### WHAT THE EXERCISE ASKS
Set the listing down unchanged, minus every embedded image.

# # # # #

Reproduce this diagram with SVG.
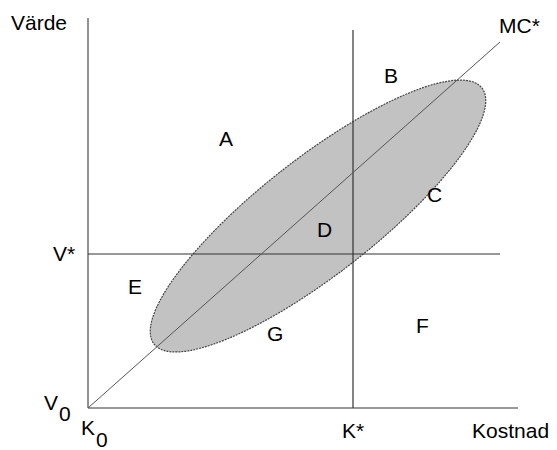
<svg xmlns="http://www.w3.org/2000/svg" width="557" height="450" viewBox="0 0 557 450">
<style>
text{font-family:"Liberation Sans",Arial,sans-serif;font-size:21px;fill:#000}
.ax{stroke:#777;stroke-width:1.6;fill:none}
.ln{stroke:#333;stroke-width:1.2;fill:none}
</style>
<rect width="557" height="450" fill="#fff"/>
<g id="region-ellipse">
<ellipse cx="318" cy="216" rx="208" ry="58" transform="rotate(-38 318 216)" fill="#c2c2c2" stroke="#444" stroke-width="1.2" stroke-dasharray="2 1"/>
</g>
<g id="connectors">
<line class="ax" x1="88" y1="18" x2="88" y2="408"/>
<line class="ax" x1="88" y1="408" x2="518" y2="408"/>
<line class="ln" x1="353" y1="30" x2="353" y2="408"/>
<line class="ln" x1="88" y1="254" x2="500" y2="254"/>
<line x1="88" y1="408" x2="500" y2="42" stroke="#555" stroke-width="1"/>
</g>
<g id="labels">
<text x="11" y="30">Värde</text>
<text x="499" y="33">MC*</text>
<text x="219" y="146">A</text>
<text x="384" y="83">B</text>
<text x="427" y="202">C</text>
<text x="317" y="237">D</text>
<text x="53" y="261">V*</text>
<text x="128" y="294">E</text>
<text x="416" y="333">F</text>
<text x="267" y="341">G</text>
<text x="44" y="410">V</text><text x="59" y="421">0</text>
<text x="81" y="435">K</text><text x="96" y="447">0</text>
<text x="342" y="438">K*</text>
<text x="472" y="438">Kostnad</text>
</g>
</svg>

# # # # #

### EXERCISE ANSWER
Reproduce this diagram with SVG.
<svg xmlns="http://www.w3.org/2000/svg" width="557" height="450" viewBox="0 0 557 450">
<style>
text{font-family:"Liberation Sans",Arial,sans-serif;font-size:21px;fill:#000}
.ax{stroke:#777;stroke-width:1.6;fill:none}
.ln{stroke:#333;stroke-width:1.2;fill:none}
</style>
<rect width="557" height="450" fill="#fff"/>
<g id="region-ellipse">
<ellipse cx="318" cy="216" rx="208" ry="58" transform="rotate(-38 318 216)" fill="#c2c2c2" stroke="#444" stroke-width="1.2" stroke-dasharray="2 1"/>
</g>
<g id="connectors">
<line class="ax" x1="88" y1="18" x2="88" y2="408"/>
<line class="ax" x1="88" y1="408" x2="518" y2="408"/>
<line class="ln" x1="353" y1="30" x2="353" y2="408"/>
<line class="ln" x1="88" y1="254" x2="500" y2="254"/>
<line x1="88" y1="408" x2="500" y2="42" stroke="#555" stroke-width="1"/>
</g>
<g id="labels">
<text x="11" y="30">Värde</text>
<text x="499" y="33">MC*</text>
<text x="219" y="146">A</text>
<text x="384" y="83">B</text>
<text x="427" y="202">C</text>
<text x="317" y="237">D</text>
<text x="53" y="261">V*</text>
<text x="128" y="294">E</text>
<text x="416" y="333">F</text>
<text x="267" y="341">G</text>
<text x="44" y="410">V</text><text x="59" y="421">0</text>
<text x="81" y="435">K</text><text x="96" y="447">0</text>
<text x="342" y="438">K*</text>
<text x="472" y="438">Kostnad</text>
</g>
</svg>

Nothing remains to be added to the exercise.